Sunday, March 7, 2010

Sunrise near Nha Trang 07.04.10


Comme d’habitude. The sun rises postcard-perfect over the bay. The disc is an impossible rose pink - a fluorescent hue that no Jimi Hendrix poster has ever quite nailed. The greys are too delicate to classify – (but I’ll try): faded denim blues, snake skin greens, fluxed copper, dusky cinnabar. The obverse of the waves a perfect viridian or Prussian blue. The digital camera is totally unable to reproduce the subtlety.

Soft humps of distant islands half mixed into the grey dawn. Tony Onley serigraphs of yin perfection.

Oh no! The shrimp boats! Here comes the yang.

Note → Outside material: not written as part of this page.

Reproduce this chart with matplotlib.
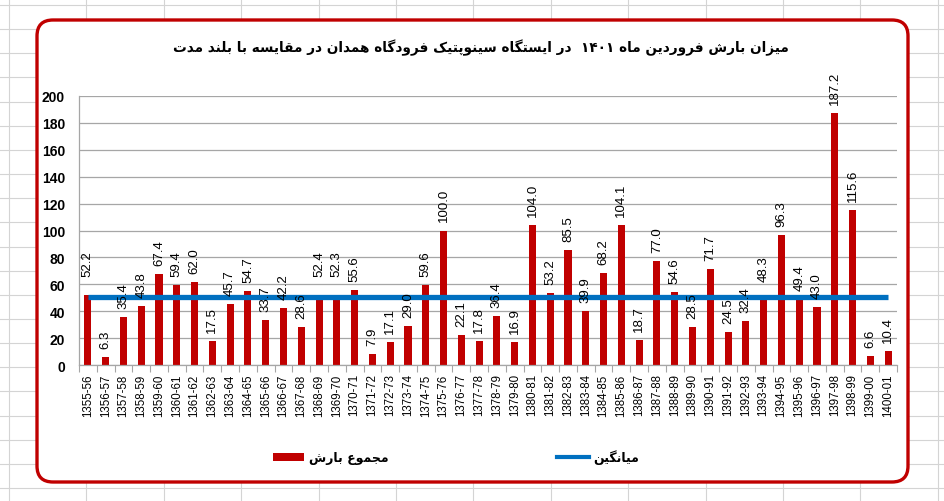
import re
import matplotlib
matplotlib.use("Agg")
import matplotlib.pyplot as plt
from matplotlib.patches import FancyBboxPatch, Patch
from matplotlib.lines import Line2D
import numpy as np

# ---------------- data ----------------
categories = ["1355-56", "1356-57", "1357-58", "1358-59", "1359-60", "1360-61", "1361-62",
              "1362-63", "1363-64", "1364-65", "1365-66", "1366-67", "1367-68", "1368-69",
              "1369-70", "1370-71", "1371-72", "1372-73", "1373-74", "1374-75", "1375-76",
              "1376-77", "1377-78", "1378-79", "1379-80", "1380-81", "1381-82", "1382-83",
              "1383-84", "1384-85", "1385-86", "1386-87", "1387-88", "1388-89", "1389-90",
              "1390-91", "1391-92", "1392-93", "1393-94", "1394-95", "1395-96", "1396-97",
              "1397-98", "1398-99", "1399-00", "1400-01"]
rain_total = [52.2, 6.3, 35.4, 43.8, 67.4, 59.4, 62.0, 17.5, 45.7, 54.7, 33.7, 42.2, 28.6,
              52.4, 52.3, 55.6, 7.9, 17.1, 29.0, 59.6, 100.0, 22.1, 17.8, 36.4, 16.9, 104.0,
              53.2, 85.5, 39.9, 68.2, 104.1, 18.7, 77.0, 54.6, 28.5, 71.7, 24.5, 32.4, 48.3,
              96.3, 49.4, 43.0, 187.2, 115.6, 6.6, 10.4]
mean_value = [50.8] * len(categories)
y_ticks = [0, 20, 40, 60, 80, 100, 120, 140, 160, 180, 200]

title_text = "میزان بارش فروردین ماه ۱۴۰۱  در ایستگاه سینوپتیک فرودگاه همدان در مقایسه با بلند مدت"
legend_total = "مجموع بارش"
legend_mean = "میانگین"

# ---------------- minimal Persian shaping ----------------
FORMS = {
    '\u0627': ('\uFE8D', '\uFE8E', None, None),
    '\u0628': ('\uFE8F', '\uFE90', '\uFE91', '\uFE92'),
    '\u067E': ('\uFB56', '\uFB57', '\uFB58', '\uFB59'),
    '\u062A': ('\uFE95', '\uFE96', '\uFE97', '\uFE98'),
    '\u062C': ('\uFE9D', '\uFE9E', '\uFE9F', '\uFEA0'),
    '\u062F': ('\uFEA9', '\uFEAA', None, None),
    '\u0631': ('\uFEAD', '\uFEAE', None, None),
    '\u0632': ('\uFEAF', '\uFEB0', None, None),
    '\u0633': ('\uFEB1', '\uFEB2', '\uFEB3', '\uFEB4'),
    '\u0634': ('\uFEB5', '\uFEB6', '\uFEB7', '\uFEB8'),
    '\u0639': ('\uFEC9', '\uFECA', '\uFECB', '\uFECC'),
    '\u0641': ('\uFED1', '\uFED2', '\uFED3', '\uFED4'),
    '\u0642': ('\uFED5', '\uFED6', '\uFED7', '\uFED8'),
    '\u06A9': ('\uFB8E', '\uFB8F', '\uFB90', '\uFB91'),
    '\u06AF': ('\uFB92', '\uFB93', '\uFB94', '\uFB95'),
    '\u0644': ('\uFEDD', '\uFEDE', '\uFEDF', '\uFEE0'),
    '\u0645': ('\uFEE1', '\uFEE2', '\uFEE3', '\uFEE4'),
    '\u0646': ('\uFEE5', '\uFEE6', '\uFEE7', '\uFEE8'),
    '\u0647': ('\uFEE9', '\uFEEA', '\uFEEB', '\uFEEC'),
    '\u0648': ('\uFEED', '\uFEEE', None, None),
    '\u06CC': ('\uFBFC', '\uFBFD', '\uFBFE', '\uFBFF'),
}


def shape(s):
    out = []
    for i, c in enumerate(s):
        if c not in FORMS:
            out.append(c)
            continue
        prev = s[i - 1] if i > 0 else None
        nxt = s[i + 1] if i + 1 < len(s) else None
        jp = prev in FORMS and FORMS[prev][2] is not None
        jn = nxt in FORMS and FORMS[c][2] is not None
        iso, fin, ini, med = FORMS[c]
        if jp and jn:
            out.append(med)
        elif jp:
            out.append(fin)
        elif jn:
            out.append(ini)
        else:
            out.append(iso)
    tokens = re.findall(r'[0-9\u06F0-\u06F9.]+|.', ''.join(out))
    return ''.join(reversed(tokens))


# ---------------- figure ----------------
W, H = 945, 502
fig = plt.figure(figsize=(W / 100, H / 100), dpi=100)
fig.patch.set_facecolor("white")

# spreadsheet cell grid in the background
for k in range(13):
    x = (9 + 77.4 * k) / W
    fig.add_artist(Line2D([x, x], [0, 1], transform=fig.transFigure,
                          color="#D4D4D4", lw=0.8, zorder=-3))
for k in range(21):
    y = 1 - (6 + 24.15 * k) / H
    fig.add_artist(Line2D([0, 1], [y, y], transform=fig.transFigure,
                          color="#D4D4D4", lw=0.8, zorder=-3))

# chart area: rounded red frame
box = FancyBboxPatch((37 / 100, (H - 483) / 100), (908 - 37) / 100, (483 - 21) / 100,
                     boxstyle="round,pad=0,rounding_size=0.16",
                     transform=fig.dpi_scale_trans, facecolor="white",
                     edgecolor="#C00000", lw=2.4, zorder=-1)
fig.add_artist(box)

ax = fig.add_axes([79 / W, 1 - 366 / H, (897 - 79) / W, (366 - 97) / H])
ax.set_facecolor("none")
ax.set_zorder(1)

x = np.arange(len(categories))
ax.bar(x, rain_total, width=0.4, color="#C00000", zorder=2)
ax.plot(x, mean_value, color="#0070C0", lw=3.8, solid_capstyle="butt", zorder=3)

label_lift = {0: 10, 13: 10, 14: 10, 38: 10}
for i, v in enumerate(rain_total):
    ax.annotate(f"{v:.1f}", (x[i], v), xytext=(0, 9 + label_lift.get(i, 0)),
                textcoords="offset pixels", rotation=90, ha="center", va="bottom",
                fontsize=9.5, family="Liberation Sans", color="black", zorder=4)

ax.set_xlim(-0.5, len(categories) - 0.5)
ax.set_ylim(0, 200)
ax.set_yticks(y_ticks)
ax.set_yticklabels([str(t) for t in y_ticks], fontsize=10, family="Liberation Sans",
                   fontweight="bold")
ax.tick_params(axis="y", length=0, pad=10)
ax.yaxis.grid(True, color="#A6A6A6", lw=0.9)
ax.set_axisbelow(True)

ax.set_xticks(x)
ax.set_xticklabels(categories, rotation=90, fontsize=8.3, family="Liberation Sans")
ax.set_xticks(np.arange(-0.5, len(categories), 1), minor=True)
ax.tick_params(axis="x", which="major", length=0, pad=6)
ax.tick_params(axis="x", which="minor", length=5, color="#A6A6A6", width=0.8)

for s in ("top", "right"):
    ax.spines[s].set_visible(False)
for s in ("left", "bottom"):
    ax.spines[s].set_color("#A6A6A6")
    ax.spines[s].set_linewidth(0.9)

fig.text(481 / W, 1 - 48 / H, shape(title_text), ha="center", va="center",
         fontsize=9.8, fontweight="bold", family=["DejaVu Sans"])

handles = [Patch(facecolor="#C00000", edgecolor="none"),
           Line2D([], [], color="#0070C0", lw=3)]
fig.legend(handles, [shape(legend_total), shape(legend_mean)],
           loc="center", bbox_to_anchor=(456 / W, 1 - 458 / H), ncol=2, frameon=False,
           prop={"family": "DejaVu Sans", "weight": "bold", "size": 9},
           columnspacing=13.5, handlelength=2.5, handletextpad=0.4, handleheight=0.6)

fig.savefig("out.png", dpi=100)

Tiny confections of charcoal with the cliché silhouetted operator languidly guiding the helm. He, striking a pose, hand to mouth with faint plume of cigarette smoke, his foot propped up on a bulkhead. The square-wave chug-chug of their little motors the only audible sound besides the softly hushing surf.

It starts to become physically overwhelming – kind of embarrasing. We’ve been refusing the attentions of the street merchants pimping their little reproduction watercolours in Dalat and Nha Trang. Each ‘same same’ painting with a de facto smear of cadmium sunlight streaked across a flat expanse of grey or blue. And here I find myself taking photos of the same stuff.

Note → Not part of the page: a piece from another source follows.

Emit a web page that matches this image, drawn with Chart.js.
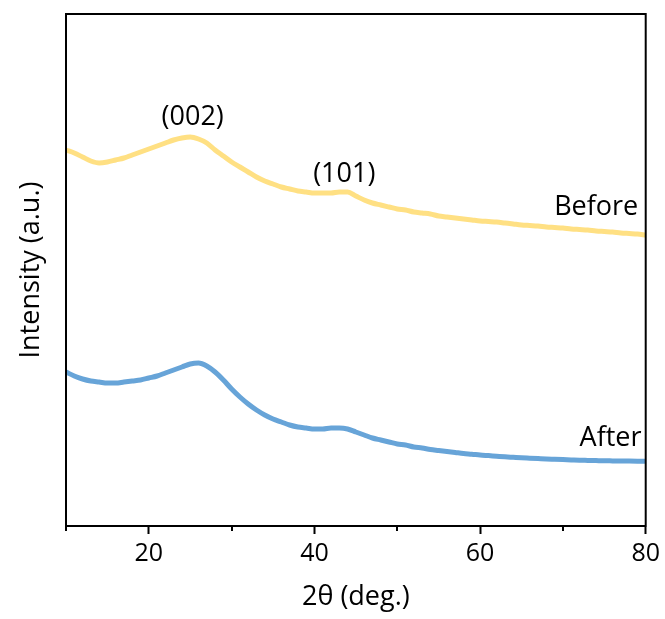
<!DOCTYPE html>
<html>
<head>
<meta charset="utf-8">
<script src="https://cdn.jsdelivr.net/npm/chart.js@4/dist/chart.umd.min.js"></script>
<style>
  html, body { margin: 0; padding: 0; background: #fff; }
  #wrap { width: 665px; height: 619px; }
</style>
</head>
<body>
<div id="wrap"><canvas id="xrdChart"></canvas></div>
<script>
// 2-theta positions (deg.)
const twoTheta = [10, 11, 12, 13, 14, 15, 16, 17, 18, 19, 20, 21, 22, 23, 24, 25, 26, 27, 28, 29,
                  30, 31, 32, 33, 34, 35, 36, 37, 38, 39, 40, 41, 42, 43, 44, 45, 46, 47, 48, 49,
                  50, 51, 52, 53, 54, 55, 56, 57, 58, 59, 60, 61, 62, 63, 64, 65, 66, 67, 68, 69,
                  70, 71, 72, 73, 74, 75, 76, 77, 78, 79, 80];

// intensities, arbitrary units (offset stacked)
const beforeCounts = [376, 373, 369, 365, 363, 364, 366, 368, 371, 374, 377, 380, 383, 386, 388, 389, 387, 383, 376, 370,
                      364, 359, 354, 349, 345, 342, 339, 337, 335, 334, 333, 333, 333, 334, 334, 330, 326, 323, 321, 319,
                      317, 316, 314, 313, 312, 310, 309, 308, 307, 306, 305, 304.5, 304, 303, 302, 301, 300.5, 300, 299, 298.5,
                      298, 297, 296.5, 296, 295, 294.5, 294, 293, 292.5, 292, 291];
const afterCounts = [154, 150, 147, 145, 144, 143, 143, 144, 145, 146, 148, 150, 153, 156, 159, 162, 163, 160, 154, 146,
                     137, 129, 122, 116, 111, 107, 104, 101, 99, 98, 97, 97, 98, 98, 97, 94, 91, 88, 86, 84,
                     82, 81, 79, 78, 76.5, 75.5, 74.5, 73.5, 72.5, 71.8, 71, 70.4, 69.8, 69.2, 68.7, 68.2, 67.8, 67.4, 67, 66.7,
                     66.4, 66.1, 65.8, 65.6, 65.4, 65.2, 65.1, 65, 64.9, 64.8, 64.7];

const seriesNames = ["Before", "After"];
const xLabelTicks = [20, 40, 60, 80];
const minorTicks = [10, 30, 50, 70];

const FONT = "'Open Sans', sans-serif";

function toPoints(ys) {
  return twoTheta.map((t, i) => ({ x: t, y: ys[i] }));
}

// frame, minor ticks and the text labels on the plot
const decorations = {
  id: "decorations",
  afterDraw(chart) {
    const { ctx, chartArea: a, scales } = chart;
    const x = scales.x, y = scales.y;
    ctx.save();
    ctx.strokeStyle = "#000";
    ctx.lineWidth = 2;
    ctx.strokeRect(a.left, a.top, a.right - a.left, a.bottom - a.top);

    ctx.beginPath();
    minorTicks.forEach(v => {
      const px = Math.round(x.getPixelForValue(v));
      ctx.moveTo(px, a.bottom);
      ctx.lineTo(px, a.bottom + 5);
    });
    ctx.stroke();

    ctx.fillStyle = "#000";
    ctx.font = "27px " + FONT;
    ctx.textBaseline = "middle";
    ctx.textAlign = "center";
    ctx.fillText("(002)", x.getPixelForValue(25.3), y.getPixelForValue(409));
    ctx.fillText("(101)", x.getPixelForValue(43.6), y.getPixelForValue(352));
    ctx.textAlign = "right";
    ctx.fillText(seriesNames[0], x.getPixelForValue(79.1), y.getPixelForValue(319));
    ctx.fillText(seriesNames[1], x.getPixelForValue(79.5), y.getPixelForValue(88));
    ctx.restore();
  }
};

new Chart(document.getElementById("xrdChart"), {
  type: "line",
  data: {
    datasets: [{
      label: seriesNames[0],
      data: toPoints(beforeCounts),
      borderColor: "#FFE083",
      borderWidth: 5,
      pointRadius: 0,
      cubicInterpolationMode: "monotone",
      fill: false
    }, {
      label: seriesNames[1],
      data: toPoints(afterCounts),
      borderColor: "#67A4D8",
      borderWidth: 5,
      pointRadius: 0,
      cubicInterpolationMode: "monotone",
      fill: false
    }]
  },
  options: {
    responsive: true,
    maintainAspectRatio: false,
    animation: false,
    layout: { padding: { left: 0, right: 19, top: 14, bottom: 0 } },
    plugins: {
      legend: { display: false },
      tooltip: { enabled: false }
    },
    scales: {
      x: {
        type: "linear",
        min: 10,
        max: 80,
        afterFit(scale) { scale.height = 93; },
        afterBuildTicks(scale) {
          scale.ticks = twoTheta.filter(v => v % 10 === 0).map(v => ({ value: v }));
        },
        ticks: {
          autoSkip: false,
          maxRotation: 0,
          padding: 5,
          color: "#000",
          font: { family: FONT, size: 25 },
          callback: v => (xLabelTicks.includes(v) ? v : "")
        },
        grid: {
          drawOnChartArea: false,
          tickLength: 8,
          tickWidth: 2,
          tickColor: c => (c.tick && xLabelTicks.includes(c.tick.value) ? "#000" : "rgba(0,0,0,0)")
        },
        border: { display: true, color: "#000", width: 2 },
        title: {
          display: true,
          text: "2θ (deg.)",
          color: "#000",
          font: { family: FONT, size: 27 },
          padding: { top: 0, bottom: 5 }
        }
      },
      y: {
        min: 0,
        max: 512,
        afterFit(scale) { scale.width = 66; },
        ticks: { display: false },
        grid: { display: false },
        border: { display: true, color: "#000", width: 2 },
        title: {
          display: true,
          text: "Intensity (a.u.)",
          color: "#000",
          font: { family: FONT, size: 27 },
          padding: { top: 15, bottom: 0 }
        }
      }
    }
  },
  plugins: [decorations]
});
</script>
</body>
</html>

Ah the torture of an art education. Balance the composition – dynamic, symmetrical, focal point, golden mean, law of thirds. Wait......for.....it..... Ah! Click. Treacle.

We spend a restful day (compared to what?) at Jungle Beach resort. Soph and I hiked a couple of klicks along a dusty highway: a terracotta gash slicing across the lush jungle landscape. They have finished dynamiting the for the road nearby the resort but, according to the proprietor there has been a dramatic increase in fishing with dynamite since the work crews appeared.

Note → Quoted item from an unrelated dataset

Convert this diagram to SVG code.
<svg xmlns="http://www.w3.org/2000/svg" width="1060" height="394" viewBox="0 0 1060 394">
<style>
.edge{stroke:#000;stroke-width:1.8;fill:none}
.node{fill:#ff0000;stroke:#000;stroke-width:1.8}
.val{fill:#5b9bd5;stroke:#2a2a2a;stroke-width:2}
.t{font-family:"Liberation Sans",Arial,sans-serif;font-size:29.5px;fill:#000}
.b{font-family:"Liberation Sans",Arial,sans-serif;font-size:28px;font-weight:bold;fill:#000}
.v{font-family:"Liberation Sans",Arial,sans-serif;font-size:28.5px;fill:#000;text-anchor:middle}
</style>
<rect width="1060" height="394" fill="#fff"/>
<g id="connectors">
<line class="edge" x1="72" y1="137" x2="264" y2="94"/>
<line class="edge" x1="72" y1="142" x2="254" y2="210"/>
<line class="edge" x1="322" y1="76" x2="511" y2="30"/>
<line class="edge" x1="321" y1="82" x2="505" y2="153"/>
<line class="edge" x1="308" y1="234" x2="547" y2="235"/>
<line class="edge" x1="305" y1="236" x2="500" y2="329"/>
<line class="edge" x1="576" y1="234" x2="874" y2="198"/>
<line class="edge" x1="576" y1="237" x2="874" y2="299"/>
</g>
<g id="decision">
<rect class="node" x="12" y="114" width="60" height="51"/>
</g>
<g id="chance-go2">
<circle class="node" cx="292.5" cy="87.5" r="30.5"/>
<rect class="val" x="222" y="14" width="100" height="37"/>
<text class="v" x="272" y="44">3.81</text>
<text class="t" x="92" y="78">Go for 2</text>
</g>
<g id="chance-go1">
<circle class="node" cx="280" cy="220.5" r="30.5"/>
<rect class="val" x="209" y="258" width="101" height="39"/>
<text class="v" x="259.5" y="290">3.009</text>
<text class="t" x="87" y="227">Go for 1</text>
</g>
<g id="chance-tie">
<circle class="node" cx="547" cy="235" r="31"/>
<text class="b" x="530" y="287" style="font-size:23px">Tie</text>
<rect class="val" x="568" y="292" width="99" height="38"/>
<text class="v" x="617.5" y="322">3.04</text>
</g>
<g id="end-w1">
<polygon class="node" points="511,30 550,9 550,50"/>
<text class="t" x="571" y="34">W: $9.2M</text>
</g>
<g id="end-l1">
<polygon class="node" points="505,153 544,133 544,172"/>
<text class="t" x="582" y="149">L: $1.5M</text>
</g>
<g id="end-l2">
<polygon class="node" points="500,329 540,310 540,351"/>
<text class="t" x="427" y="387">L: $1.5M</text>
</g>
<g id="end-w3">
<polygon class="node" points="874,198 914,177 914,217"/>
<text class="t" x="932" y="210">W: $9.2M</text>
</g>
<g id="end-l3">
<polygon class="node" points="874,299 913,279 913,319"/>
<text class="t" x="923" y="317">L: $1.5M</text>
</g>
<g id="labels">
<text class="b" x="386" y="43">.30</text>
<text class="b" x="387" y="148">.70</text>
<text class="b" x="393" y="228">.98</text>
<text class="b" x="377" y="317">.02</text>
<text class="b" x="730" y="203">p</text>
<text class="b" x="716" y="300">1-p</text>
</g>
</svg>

Last night a beach bonfire made from palm leaves and coco husks. The group was a UN of guests: Germans, Brits, Italians, a couple of Finns and Americans. A few locals sang pop and fold vietnames songs for a while then I played for a couple of hours on an old beater guitar. The strings are corroded by the salt air and they cut like a fine saw into my calluses. Someone passed around a ‘zigarette’. It was mellow.